A Sufi teaching tells of the man who visited a great mystic to find out how to let go of his chains of attachment and his prejudices. Instead of answering him directly, the mystic jumped to his feet and bolted to a nearby pillar, flung his arms around it, grasping the marble surface as he screamed, "Save me from this pillar! Save me from this pillar!"
The man who had asked the question could not believe what he saw. He thought the mystic was mad. The shouting soon brought a crowd of people. "Why are you doing that?", the man asked. "I came to you to ask a spiritual question because I thought you were wise, but obviously you're crazy. You are holding the pillar, the pillar is not holding you. You can simply let go."
The mystic let go of the pillar and said to the man, "If you can understand that, you have your answer. Your chains of attachment are not holding you, you are holding them. You can simply let go."
Dick Sutphen
We all have our attachments, romantic, sexual, professional, possessions and desires, just as we have our aversions and fears. If it would be only so simple to see that it is us who are clinging and all we have to do it to let go. There is an energy attached to our clinging, forged by countless conditioning of this lifetime, as well as human society more general over the eons. What to do?

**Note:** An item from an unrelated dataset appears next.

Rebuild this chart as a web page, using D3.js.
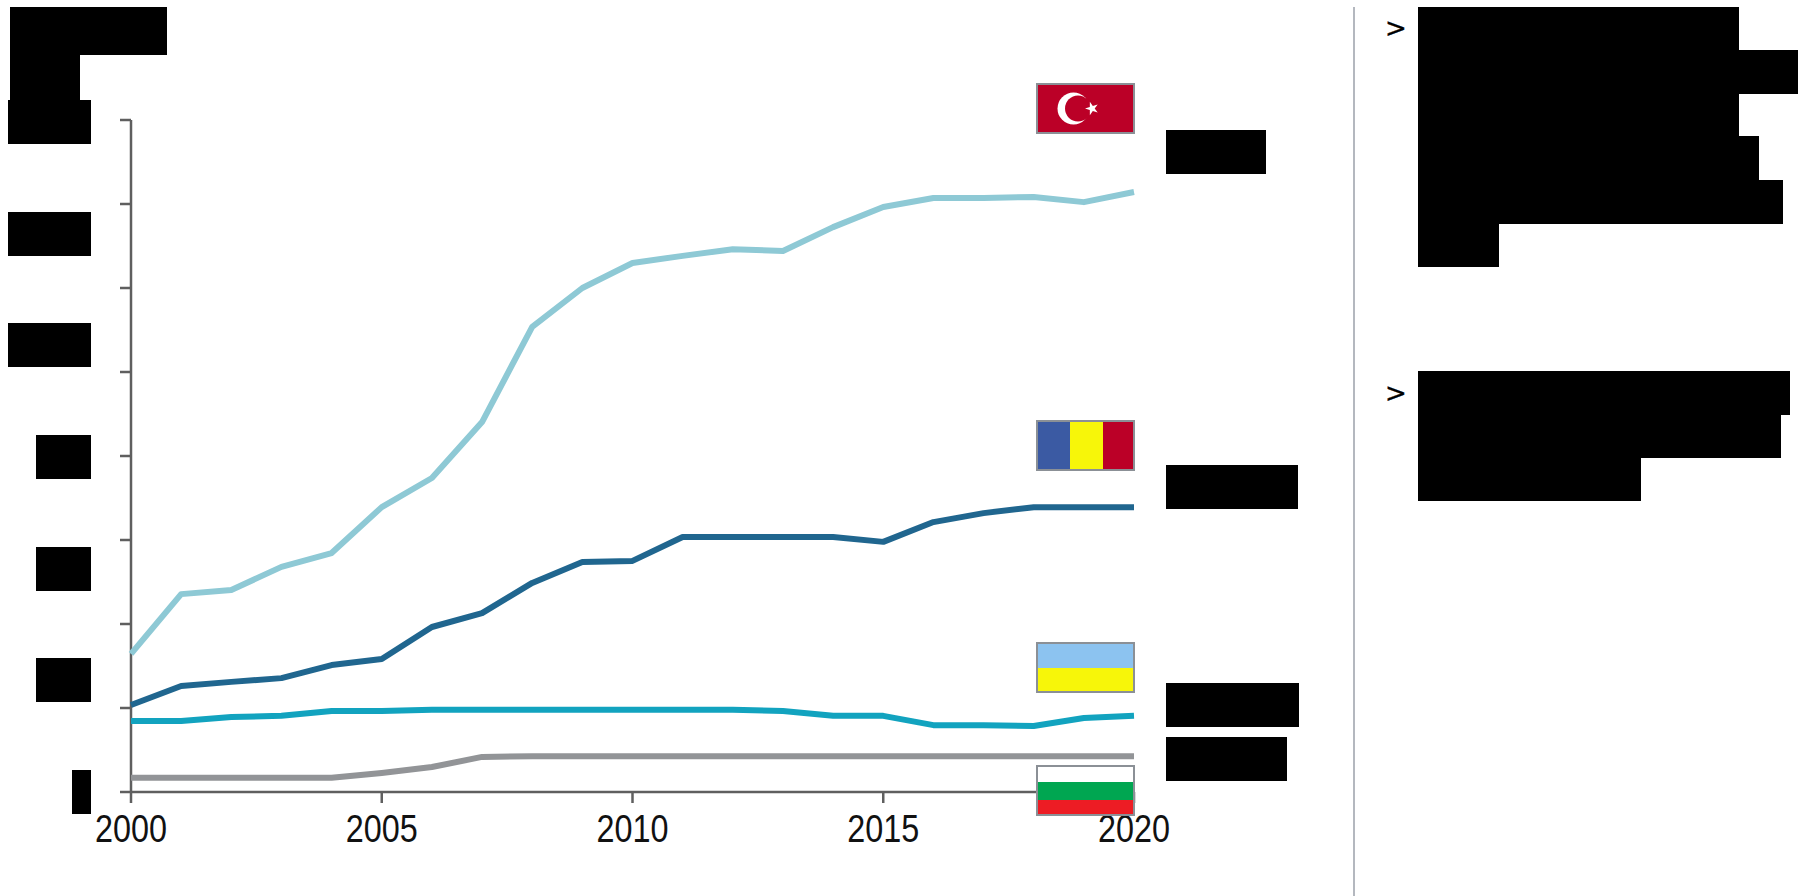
<!DOCTYPE html>
<html>
<head>
<meta charset="utf-8">
<script src="https://cdn.jsdelivr.net/npm/d3@7"></script>
<style>
  html, body { margin: 0; padding: 0; background: #fff; }
  svg { display: block; }
  .axis path, .axis line { stroke: #5f5f5f; stroke-width: 2.5; fill: none; }
  .axis text { font-family: "Liberation Sans", Arial, sans-serif; font-size: 38px; fill: #111; }
  .line { fill: none; stroke-width: 6; stroke-linejoin: round; }
  .chevron { font-family: "DejaVu Sans", sans-serif; font-size: 26px; fill: #000; stroke: #000; stroke-width: 0.4; }
</style>
</head>
<body>
<div id="chart"></div>
<script>
// values
var years = d3.range(2000, 2021);
var turkey = [37.0, 53.0, 54.1, 60.3, 64.0, 76.3, 84.1, 99.1, 124.6, 135.0, 141.7, 143.6, 145.4, 144.9, 151.3, 156.7, 159.1, 159.1, 159.4, 158.0, 160.7];
var romania = [23.3, 28.4, 29.5, 30.5, 34.0, 35.6, 44.2, 47.9, 56.0, 61.6, 61.9, 68.3, 68.3, 68.3, 68.3, 67.0, 72.3, 74.7, 76.3, 76.3, 76.3];
var ukraine = [19.0, 19.0, 20.1, 20.4, 21.7, 21.7, 22.0, 22.0, 22.0, 22.0, 22.0, 22.0, 22.0, 21.7, 20.4, 20.4, 17.9, 17.9, 17.7, 19.8, 20.4];
var bulgaria = [3.8, 3.8, 3.8, 3.8, 3.8, 5.1, 6.7, 9.4, 9.6, 9.6, 9.6, 9.6, 9.6, 9.6, 9.6, 9.6, 9.6, 9.6, 9.6, 9.6, 9.6];
var xTicks = [2000, 2005, 2010, 2015, 2020];
var yTicks = [0, 22.5, 45, 67.5, 90, 112.5, 135, 157.5, 180];

var series = [
  {values: bulgaria, color: '#929497'},
  {values: ukraine, color: '#12a3bf'},
  {values: romania, color: '#20668f'},
  {values: turkey, color: '#8ec9d5'}
];

// the text blocks that are blacked out in the reference
var masks = [
  [10, 7, 157, 48], [10, 55, 70, 45],
  [8, 100, 83, 44], [8, 212, 83, 44], [8, 323, 83, 44],
  [36, 435, 55, 44], [36, 547, 55, 44], [36, 658, 55, 44], [72, 770, 19, 44],
  [1166, 130, 100, 44], [1166, 465, 132, 44], [1166, 683, 133, 44], [1166, 737, 121, 44],
  [1418, 7, 321, 43], [1418, 50, 380, 44], [1418, 94, 321, 42], [1418, 136, 341, 44], [1418, 180, 365, 44], [1418, 224, 81, 43],
  [1418, 371, 372, 44], [1418, 415, 363, 43], [1418, 458, 223, 43]
];

var svg = d3.select('#chart').append('svg')
  .attr('width', 1806)
  .attr('height', 896);

var x = d3.scaleLinear().domain([2000, 2020]).range([131, 1134]);
var y = d3.scaleLinear().domain([0, 180]).range([792, 120]);

// axes
var xAxis = d3.axisBottom(x)
  .tickValues(xTicks)
  .tickFormat(d3.format('d'))
  .tickSize(11)
  .tickSizeOuter(0)
  .offset(0);
var gx = svg.append('g')
  .attr('class', 'axis')
  .attr('transform', 'translate(0,792)')
  .call(xAxis);
gx.selectAll('text')
  .attr('y', 21)
  .attr('dy', '0.75em')
  .attr('textLength', 72)
  .attr('lengthAdjust', 'spacingAndGlyphs');

var yAxis = d3.axisLeft(y)
  .tickValues(yTicks)
  .tickFormat('')
  .tickSize(11)
  .tickSizeOuter(0)
  .offset(0);
svg.append('g')
  .attr('class', 'axis')
  .attr('transform', 'translate(131,0)')
  .call(yAxis);

// lines
var line = d3.line()
  .x(function(d, i) { return x(years[i]); })
  .y(function(d) { return y(d); });

svg.selectAll('.line')
  .data(series)
  .enter().append('path')
  .attr('class', 'line')
  .attr('d', function(d) { return line(d.values); })
  .style('stroke', function(d) { return d.color; });

// flags, drawn as plain stripes
function drawFlag(top, stripes) {
  var g = svg.append('g').attr('transform', 'translate(1037,' + top + ')');
  stripes.forEach(function(s) {
    g.append('rect').attr('x', s[0]).attr('y', s[1]).attr('width', s[2]).attr('height', s[3]).attr('fill', s[4]);
  });
  return g;
}

function flagBorder(g) {
  g.append('rect')
    .attr('width', 97).attr('height', 49)
    .attr('fill', 'none')
    .attr('stroke', '#8b9096')
    .attr('stroke-width', 2);
}

var tr = drawFlag(84, [[0, 0, 97, 49, '#bb0027']]);
tr.append('circle').attr('cx', 36.5).attr('cy', 24.5).attr('r', 16).attr('fill', '#fff');
tr.append('circle').attr('cx', 41).attr('cy', 24.5).attr('r', 13).attr('fill', '#bb0027');
tr.append('path')
  .attr('d', d3.symbol().type(d3.symbolStar).size(55))
  .attr('transform', 'translate(55,24.5) rotate(-90)')
  .attr('fill', '#fff');
flagBorder(tr);

var ro = drawFlag(421, [[0, 0, 33, 49, '#3b5aa3'], [33, 0, 33, 49, '#f7f609'], [66, 0, 31, 49, '#bb0027']]);
flagBorder(ro);

var ua = drawFlag(643, [[0, 0, 97, 25, '#8cc3f0'], [0, 25, 97, 24, '#f7f609']]);
flagBorder(ua);

var bg = drawFlag(766, [[0, 0, 97, 16, '#ffffff'], [0, 16, 97, 18, '#00a651'], [0, 34, 97, 15, '#ed1c24']]);
flagBorder(bg);

// divider and the two bullet marks on the right
svg.append('line')
  .attr('x1', 1354).attr('x2', 1354)
  .attr('y1', 7).attr('y2', 896)
  .attr('stroke', '#b4b8bf')
  .attr('stroke-width', 2);

svg.selectAll('.chevron')
  .data([37, 402])
  .enter().append('text')
  .attr('class', 'chevron')
  .attr('x', 1385)
  .attr('y', function(d) { return d; })
  .text('>');

svg.selectAll('.mask')
  .data(masks)
  .enter().append('rect')
  .attr('class', 'mask')
  .attr('x', function(d) { return d[0]; })
  .attr('y', function(d) { return d[1]; })
  .attr('width', function(d) { return d[2]; })
  .attr('height', function(d) { return d[3]; })
  .attr('fill', '#000');
</script>
</body>
</html>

A good step in the right direction is the realization that the attachment and the aversion is us. There is no stepping out of who we are. We have to own it. Yet, the very realization that we are this attachment sets something free in us. We discover an energy free of clinging and avoiding. We literally can see an imaginary that we mistook as us clinging to the pillar screaming for help. That’s when we can let go. Freedom is insight and letting go.